The nights that followed were full of short, sincere messages.

— The owner of the quiet garden says the buds open in two weeks — Yuyan wrote. — I think it's our place.

— Silence you can hear better — Wen replied. — It's where I'd like to promise.

— My mother embroidered "I hear you" in a script that's hers and now also mine.

— I'll learn to read that script slowly, so I don't skip lines.

And there were small shared lists, made with four hands: whom to invite, whom to thank, which flowers to ask for (plum blossom with white chrysanthemum), who could photograph without intruding. Everything got little ticks, arrows, and tiny hearts Xiaoqing drew in the margins when no one was looking.

On Sunday, Yuyan and Meilan went to see the garden. A low gate, a path of pale gravel, trees getting ready for a promise. The wind moved so little it seemed to be choosing.

— It's here — Meilan said, before her daughter could ask. — I recognize a place when it feels like it's been waiting.
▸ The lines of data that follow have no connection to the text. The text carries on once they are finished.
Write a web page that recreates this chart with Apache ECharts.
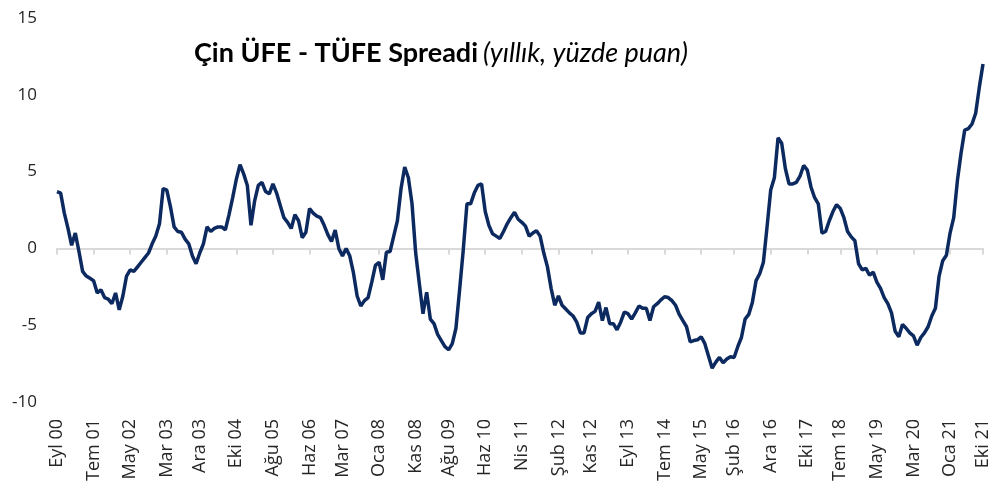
<!DOCTYPE html>
<html><head><meta charset="utf-8">
<script src="https://cdn.jsdelivr.net/npm/echarts@6/dist/echarts.min.js"></script>
<style>html,body{margin:0;padding:0;background:#fff}#c{width:995px;height:489px}</style>
</head><body><div id="c"></div>
<script>
var monthNames = ['Oca','Şub','Mar','Nis','May','Haz','Tem','Ağu','Eyl','Eki','Kas','Ara'];
var tickLabels = ['Eyl 00','Tem 01','May 02','Mar 03','Ara 03','Eki 04','Ağu 05','Haz 06','Mar 07','Oca 08','Kas 08','Ağu 09','Haz 10','Nis 11','Şub 12','Kas 12','Eyl 13','Tem 14','May 15','Şub 16','Ara 16','Eki 17','Tem 18','May 19','Mar 20','Oca 21','Eki 21'];
var spread = [
 3.7, 3.6, 2.3, 1.3, 0.2, 1.0, -0.2, -1.5, -1.8, -1.95,
 -2.1, -2.9, -2.7, -3.2, -3.3, -3.6, -2.9, -4.0, -3.1, -1.8,
 -1.4, -1.5, -1.2, -0.9, -0.6, -0.3, 0.3, 0.8, 1.6, 3.9,
 3.8, 2.7, 1.4, 1.1, 1.05, 0.6, 0.3, -0.5, -1.0, -0.3,
 0.3, 1.4, 1.1, 1.3, 1.4, 1.4, 1.2, 2.2, 3.3, 4.5,
 5.45, 4.85, 4.1, 1.5, 3.1, 4.1, 4.3, 3.7, 3.55, 4.2,
 3.6, 2.8, 2.0, 1.7, 1.3, 2.2, 1.8, 0.7, 1.05, 2.6,
 2.3, 2.1, 2.0, 1.5, 0.9, 0.45, 1.2, 0.0, -0.5, 0.0,
 -0.5, -1.6, -3.1, -3.75, -3.4, -3.2, -2.2, -1.1, -0.9, -2.05,
 -0.25, -0.2, 0.8, 1.8, 3.9, 5.3, 4.6, 2.9, -0.3, -2.3,
 -4.25, -2.85, -4.6, -4.9, -5.6, -6.0, -6.4, -6.6, -6.2, -5.2,
 -2.7, -0.1, 2.9, 2.9, 3.6, 4.1, 4.2, 2.4, 1.5, 0.95,
 0.8, 0.65, 1.1, 1.6, 2.0, 2.35, 1.9, 1.7, 1.45, 0.8,
 1.0, 1.15, 0.8, -0.3, -1.2, -2.6, -3.7, -3.1, -3.7, -3.95,
 -4.2, -4.4, -4.8, -5.5, -5.5, -4.5, -4.25, -4.1, -3.5, -4.7,
 -3.85, -4.9, -4.9, -5.3, -4.8, -4.15, -4.25, -4.6, -4.2, -3.75,
 -3.9, -3.9, -4.7, -3.8, -3.6, -3.35, -3.15, -3.2, -3.4, -3.7,
 -4.3, -4.7, -5.1, -6.08, -6.0, -5.95, -5.75, -6.2, -7.0, -7.8,
 -7.4, -7.1, -7.45, -7.2, -7.05, -7.1, -6.4, -5.8, -4.6, -4.3,
 -3.5, -2.1, -1.65, -0.9, 1.4, 3.8, 4.6, 7.2, 6.85, 5.2,
 4.2, 4.2, 4.3, 4.7, 5.4, 5.1, 4.0, 3.3, 2.9, 1.0,
 1.1, 1.8, 2.4, 2.85, 2.6, 2.0, 1.1, 0.75, 0.5, -1.0,
 -1.4, -1.3, -1.75, -1.55, -2.2, -2.6, -3.2, -3.6, -4.2, -5.4,
 -5.75, -4.95, -5.2, -5.5, -5.7, -6.3, -5.8, -5.5, -5.1, -4.4,
 -3.9, -1.8, -0.8, -0.45, 1.0, 2.0, 4.4, 6.2, 7.7, 7.8,
 8.1, 8.8, 10.5, 12.0
];
var startYear = 2000, startMonth = 8; // Eylül 2000
var categories = spread.map(function (_, i) {
  var m = startMonth + i;
  var y = startYear + Math.floor(m / 12);
  return monthNames[m % 12] + ' ' + String(y % 100).padStart(2, '0');
});
function isTick(idx, val) { return tickLabels.indexOf(val) >= 0; }

var chart = echarts.init(document.getElementById('c'));
chart.setOption({
  animation: false,
  title: {
    text: '{b|Çin ÜFE - TÜFE Spreadi} {i|(yıllık, yüzde puan)}',
    left: 189, top: 35,
    textStyle: {
      rich: {
        b: { fontFamily: 'Lato', fontWeight: 'bold', fontSize: 27, color: '#000' },
        i: { fontFamily: 'Lato', fontWeight: 'normal', fontStyle: 'italic', fontSize: 27, color: '#000' }
      }
    }
  },
  grid: { left: 57, right: 12, top: 18, bottom: 87 },
  xAxis: [{
    type: 'category', data: categories, boundaryGap: false,
    axisLine: { onZero: false, show: false },
    axisTick: { show: false },
    axisLabel: { interval: isTick, rotate: 90, margin: 17, fontFamily: 'Open Sans', fontSize: 18, color: '#262626' },
    splitLine: { show: false }
  }, {
    type: 'category', data: categories, boundaryGap: false, position: 'bottom',
    axisLine: { onZero: true, show: true, lineStyle: { color: '#d9d9d9', width: 2 } },
    axisTick: { show: true, interval: isTick, length: 6, lineStyle: { color: '#d9d9d9', width: 2 } },
    axisLabel: { show: false },
    splitLine: { show: false }
  }],
  yAxis: {
    type: 'value', min: -10, max: 15, interval: 5,
    axisLine: { show: false }, axisTick: { show: false }, splitLine: { show: false },
    axisLabel: { margin: 20, fontFamily: 'Open Sans', fontSize: 17, color: '#262626' }
  },
  series: [{
    type: 'line', data: spread, xAxisIndex: 0, showSymbol: false,
    lineStyle: { color: '#0c2a60', width: 3.5 }, itemStyle: { color: '#0c2a60' }
  }]
});
</script></body></html>
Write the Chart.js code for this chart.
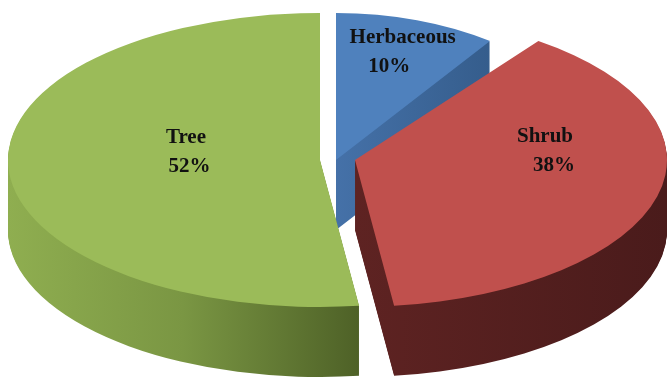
<!DOCTYPE html>
<html><head><meta charset="utf-8">
<script src="https://cdn.jsdelivr.net/npm/chart.js@4"></script>
<style>html,body{margin:0;padding:0;background:#fff;overflow:hidden}canvas{display:block}</style>
</head><body>
<canvas id="c" width="668" height="377"></canvas>
<script>
// ---- data ----
const categories = ['Herbaceous', 'Shrub', 'Tree'];
const shares = [10, 38, 52];

// ---- styles ----
const topColors = ['#4f81bd', '#c0504d', '#9bbb59'];
const sideStops = [
  [[0, '#4571a8'], [1, '#355d8c']],
  [[0, '#5e2322'], [1, '#4a1b1b']],
  [[0, '#8fae50'], [0.5, '#7a9643'], [1, '#4e6127']]
];
const view = { cx: 336, cy: 160, rx: 312, ry: 147, depth: 70 };
const explode = [[0, 0], [19, 0], [-16, 0]];
const sliceScale = [0.84, 1, 1];
const labelStyle = [
  { f: 0.78, dx: 3, dy: 0, l1: 0.5, l2: -13 },
  { f: 0.632, dx: 0, dy: -34, l1: -1, l2: 8 },
  { f: 0.424, dx: 0, dy: -13, l1: -2, l2: 1.5 }
];
const font = 'bold 21px "Liberation Serif", "Times New Roman", serif';
const lineGap = 29;

function rxOf(i) { return view.rx * sliceScale[i]; }

function place(ctx, el, i, dy) {
  const e = explode[i];
  ctx.translate(view.cx + e[0], view.cy + e[1] + dy);
  ctx.scale(rxOf(i) / el.outerRadius, view.ry / el.outerRadius);
  ctx.translate(-el.x, -el.y);
}

function sideGradient(ctx, el, i) {
  const e = explode[i];
  const ax = view.cx + e[0];
  let minX = ax, maxX = ax;
  for (let t = 0; t <= 60; t++) {
    const a = el.startAngle + (el.endAngle - el.startAngle) * t / 60;
    const x = ax + Math.cos(a) * rxOf(i);
    minX = Math.min(minX, x); maxX = Math.max(maxX, x);
  }
  const toUser = sx => (sx - ax) * (el.outerRadius / rxOf(i)) + el.x;
  const g = ctx.createLinearGradient(toUser(minX), 0, toUser(maxX), 0);
  sideStops[i].forEach(s => g.addColorStop(s[0], s[1]));
  return g;
}

const pie3d = {
  id: 'pie3d',
  beforeDatasetsDraw(chart) {
    const ctx = chart.ctx;
    const arcs = chart.getDatasetMeta(0).data;
    const order = [0, 2, 1];
    // extruded sides
    order.forEach(i => {
      const el = arcs[i];
      const orig = el.options;
      for (let d = view.depth; d >= 1; d--) {
        ctx.save();
        place(ctx, el, i, d);
        el.options = Object.assign({}, orig, { backgroundColor: sideGradient(ctx, el, i), borderWidth: 0 });
        el.draw(ctx);
        ctx.restore();
      }
      el.options = orig;
    });
    // top faces
    order.forEach(i => {
      const el = arcs[i];
      ctx.save();
      place(ctx, el, i, 0);
      el.draw(ctx);
      ctx.restore();
    });
    // labels
    const total = shares.reduce((a, b) => a + b, 0);
    ctx.save();
    ctx.font = font;
    ctx.fillStyle = '#111';
    ctx.textAlign = 'center';
    ctx.textBaseline = 'alphabetic';
    arcs.forEach((el, i) => {
      const L = labelStyle[i], e = explode[i];
      const mid = (el.startAngle + el.endAngle) / 2;
      const x = view.cx + e[0] + Math.cos(mid) * rxOf(i) * L.f + L.dx;
      const y = view.cy + e[1] + Math.sin(mid) * view.ry * L.f + L.dy;
      ctx.fillText(categories[i], x + L.l1, y - lineGap / 2 + 7);
      ctx.fillText(Math.round(shares[i] / total * 100) + '%', x + L.l2, y + lineGap / 2 + 7);
    });
    ctx.restore();
    return false;
  }
};

new Chart(document.getElementById('c'), {
  type: 'pie',
  data: {
    labels: categories,
    datasets: [{ data: shares, backgroundColor: topColors, borderWidth: 0, offset: 0, hoverOffset: 0 }]
  },
  options: {
    responsive: false,
    animation: false,
    events: [],
    radius: view.rx,
    plugins: { legend: { display: false }, tooltip: { enabled: false } }
  },
  plugins: [pie3d]
});
</script>
</body></html>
— Me too — Yuyan answered, hearing a small bird say something she couldn't translate but understood.

They walked slowly, imagining wooden chairs, a table for two cups, no arch, no ribbons. A simplicity so precise it became abundance.

— Do you remember the day you brought me that first bouquet of chrysanthemums? — Meilan asked, smiling. — I said the house grew brighter. Today you brought something else. The house grew more… spacious.

Yuyan took her mother's hand. They didn't say much. Sometimes the best language is the shared step.

On the way back, Yuyan stopped on the porch with a cup between her hands. She looked up at the sky where two or three lights had begun to appear that might be stars. She thought of the hospital, the piano, the teahouse, the edge of the handkerchief, the garden waiting. Her heart, far from racing, kept a comfortable tempo, like someone who has learned to listen.

Her phone buzzed.

— "Preparations begin. If I get the tone wrong, will you correct me?" — Wen wrote.

She smiled without noticing and answered:

— "I hear you."

She put the phone away, leaned her shoulder against the doorjamb, and lingered a while longer, discovering that some joys don't have to be big to be whole. Inside, Meilan tried on the brooch with her simple Sunday dress. Outside, a plum tree rehearsed its first bud.

In the air was exactly what they had promised: nothing that shouted. Only a path clear enough for the feet to learn. And a low certainty, almost a murmur: the "yes" hadn't ended that night; it was beginning now, page by page, gesture by gesture—like embroidery.